The ruling also nudges platforms to improve age-verification tools and clarifies that content owners can’t fully outsource responsibility by blaming platform policies. Regulators are signaling they will hold content owners accountable when their content contributes to the collection of children’s data. That could push more companies toward contextual, non-personalized advertising or to new commercial models for kids’ content.

Investor checklist: what to watch next

– Earnings calls and guidance: Expect analysts to ask for more disclosure on how much ad revenue comes from kids’ content and whether guidance factors in compliance-related slowdowns.

– Segment reporting: Watch the ad and direct-to-consumer revenue lines for signs of pressure or unusual seasonal weakness tied to children’s programming.

– Legal filings and statements: Monitor follow-up court papers for any narrowing or expansion of the obligations, and watch for related state or private suits that could increase aggregate exposure.

– Platform policy moves: Check whether major platforms tighten rules for kid-directed content or change ad-serving practices; those shifts will influence ad yields more than the one-time fine.

– Management action plans: Look for details on implementation costs, timelines for labeling and review programs, and whether Disney announces third-party audits or certifications to reassure advertisers and investors.

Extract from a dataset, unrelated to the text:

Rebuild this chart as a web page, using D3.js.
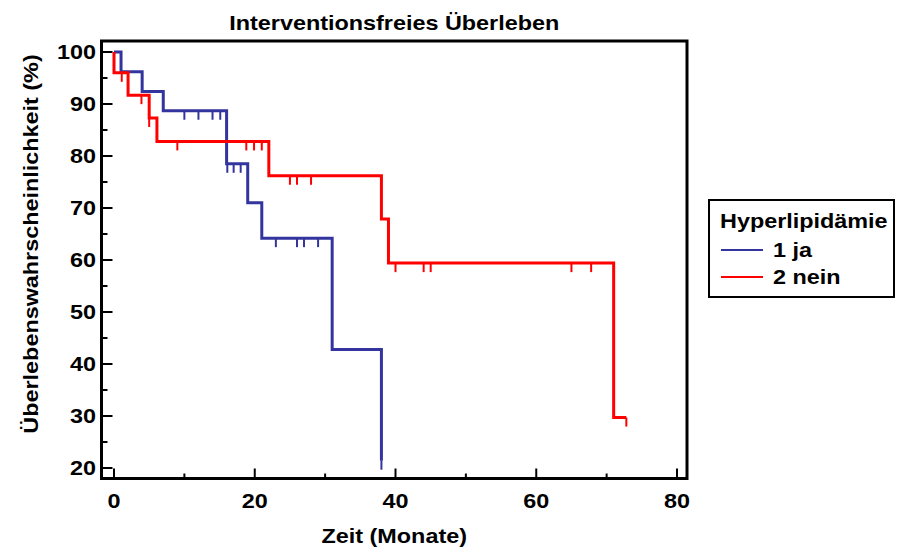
<!DOCTYPE html>
<html>
<head>
<meta charset="utf-8">
<script src="https://cdn.jsdelivr.net/npm/d3@7"></script>
<style>
  html, body { margin: 0; padding: 0; background: #fff; }
  svg { display: block; }
  text { font-family: "Liberation Sans", Arial, Helvetica, sans-serif; font-weight: bold; fill: #000; }
</style>
</head>
<body>
<svg id="chart" width="897" height="552"></svg>
<script>
// Kaplan-Meier estimates, survival in percent
const groupNames = ["1 ja", "2 nein"];
const groupColors = ["#34349e", "#ff0000"];

// group 1 (ja): event times and survival after each step
const jaTimes = [0, 1, 4, 7, 16, 19, 21, 31, 38];
const jaSurvival = [100, 96.2, 92.4, 88.7, 78.5, 71.0, 64.2, 42.8, 21.4];
const jaEnd = 38;
const jaCensored = [10, 12, 14, 15.1, 16.1, 17, 18, 23, 26, 27, 29, 38];

// group 2 (nein)
const neinTimes = [0, 0, 2, 5, 6.1, 22, 38, 39, 71];
const neinSurvival = [100, 96.0, 91.7, 87.3, 82.8, 76.2, 67.9, 59.4, 29.7];
const neinEnd = 72.8;
const neinCensored = [1.1, 3.9, 5.0, 9, 18.8, 19.9, 21, 25, 26, 28, 40, 44, 45, 65, 67.8, 72.8];

const xTicks = [0, 20, 40, 60, 80];
const xMinorTicks = [10, 30, 50, 70];
const yTicks = [20, 30, 40, 50, 60, 70, 80, 90, 100];
const yMinorTicks = [25, 35, 45, 55, 65, 75, 85, 95];

const svg = d3.select("#chart");

const frame = { left: 101.5, top: 41, right: 687, bottom: 478.5 };
const x = d3.scaleLinear().domain([0, 80]).range([114, 677]);
const y = d3.scaleLinear().domain([20, 100]).range([468, 52]);

const FONT = "19.5px";
const WIDEN = 1.2;   // glyphs are drawn widened along the text direction

// places a widened text label at (px, py), optionally rotated
function label(parent, px, py, str, anchor, dy, rotate) {
  const g = parent.append("g")
    .attr("transform", `translate(${px},${py})${rotate ? ` rotate(${rotate})` : ""} scale(${WIDEN},1)`);
  const t = g.append("text").attr("text-anchor", anchor || "start")
    .style("font-size", FONT).text(str);
  if (dy) t.attr("dy", dy);
  return t;
}

// survival at time t (right-continuous step function)
function survivalAt(times, surv, t) {
  let s = surv[0];
  for (let i = 0; i < times.length; i++) if (times[i] <= t) s = surv[i];
  return s;
}

function stepPath(times, surv, end) {
  const pts = [[times[0], surv[0]]];
  for (let i = 1; i < times.length; i++) {
    pts.push([times[i], surv[i - 1]]);
    pts.push([times[i], surv[i]]);
  }
  pts.push([end, surv[surv.length - 1]]);
  return d3.line().x(d => x(d[0])).y(d => y(d[1]))(pts);
}

const groups = [
  { times: jaTimes, surv: jaSurvival, end: jaEnd, cens: jaCensored, color: groupColors[0] },
  { times: neinTimes, surv: neinSurvival, end: neinEnd, cens: neinCensored, color: groupColors[1] }
];

// title
label(svg, (frame.left + frame.right) / 2, 30, "Interventionsfreies Überleben", "middle");

// ticks (drawn inward)
const axes = svg.append("g");
axes.selectAll(".xt").data(xTicks).join("line")
  .attr("x1", d => x(d)).attr("x2", d => x(d))
  .attr("y1", frame.bottom).attr("y2", frame.bottom - 10)
  .attr("stroke", "#000").attr("stroke-width", 2);
axes.selectAll(".xm").data(xMinorTicks).join("line")
  .attr("x1", d => x(d)).attr("x2", d => x(d))
  .attr("y1", frame.bottom).attr("y2", frame.bottom - 5)
  .attr("stroke", "#000").attr("stroke-width", 2);
axes.selectAll(".yt").data(yTicks).join("line")
  .attr("x1", frame.left).attr("x2", frame.left + 11)
  .attr("y1", d => y(d)).attr("y2", d => y(d))
  .attr("stroke", "#000").attr("stroke-width", 2);
axes.selectAll(".ym").data(yMinorTicks).join("line")
  .attr("x1", frame.left).attr("x2", frame.left + 6)
  .attr("y1", d => y(d)).attr("y2", d => y(d))
  .attr("stroke", "#000").attr("stroke-width", 2);

xTicks.forEach(d => label(axes, x(d), 508, d, "middle"));
yTicks.forEach(d => label(axes, 96, y(d), d, "end", "0.36em"));

// axis titles
label(svg, (frame.left + frame.right) / 2, 543, "Zeit (Monate)", "middle");
label(svg, 38, 244, "Überlebenswahrscheinlichkeit (%)", "middle", null, -90);

// curves
const plot = svg.append("g");
groups.forEach(g => {
  plot.append("path")
    .attr("d", stepPath(g.times, g.surv, g.end))
    .attr("fill", "none").attr("stroke", g.color)
    .attr("stroke-width", 3).attr("stroke-linejoin", "miter");
  plot.selectAll(null).data(g.cens).join("line")
    .attr("x1", d => x(d)).attr("x2", d => x(d))
    .attr("y1", d => y(survivalAt(g.times, g.surv, d)))
    .attr("y2", d => y(survivalAt(g.times, g.surv, d)) + 9)
    .attr("stroke", g.color).attr("stroke-width", 2);
});

// frame
svg.append("rect")
  .attr("x", frame.left).attr("y", frame.top)
  .attr("width", frame.right - frame.left).attr("height", frame.bottom - frame.top)
  .attr("fill", "none").attr("stroke", "#000").attr("stroke-width", 3);

// legend
const lg = svg.append("g");
lg.append("rect")
  .attr("x", 709).attr("y", 200).attr("width", 185).attr("height", 97)
  .attr("fill", "#fff").attr("stroke", "#000").attr("stroke-width", 2);
label(lg, 720, 228, "Hyperlipidämie", "start");
groupNames.forEach((name, i) => {
  const yy = 250 + i * 27;
  lg.append("line").attr("x1", 721).attr("x2", 763).attr("y1", yy).attr("y2", yy)
    .attr("stroke", groupColors[i]).attr("stroke-width", 2);
  label(lg, 773, yy + 7, name, "start");
});
</script>
</body>
</html>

The settlement is a clear regulatory win for privacy enforcement, and it sends a message that labels matter. For investors, the immediate financial hit is manageable, but the operational burden and possible revenue friction deserve attention. This is the kind of regulatory development that won’t topple a large media company overnight — but it does nudge strategy, raise compliance bills, and reshape how ad-driven content aimed at kids is monetized going forward.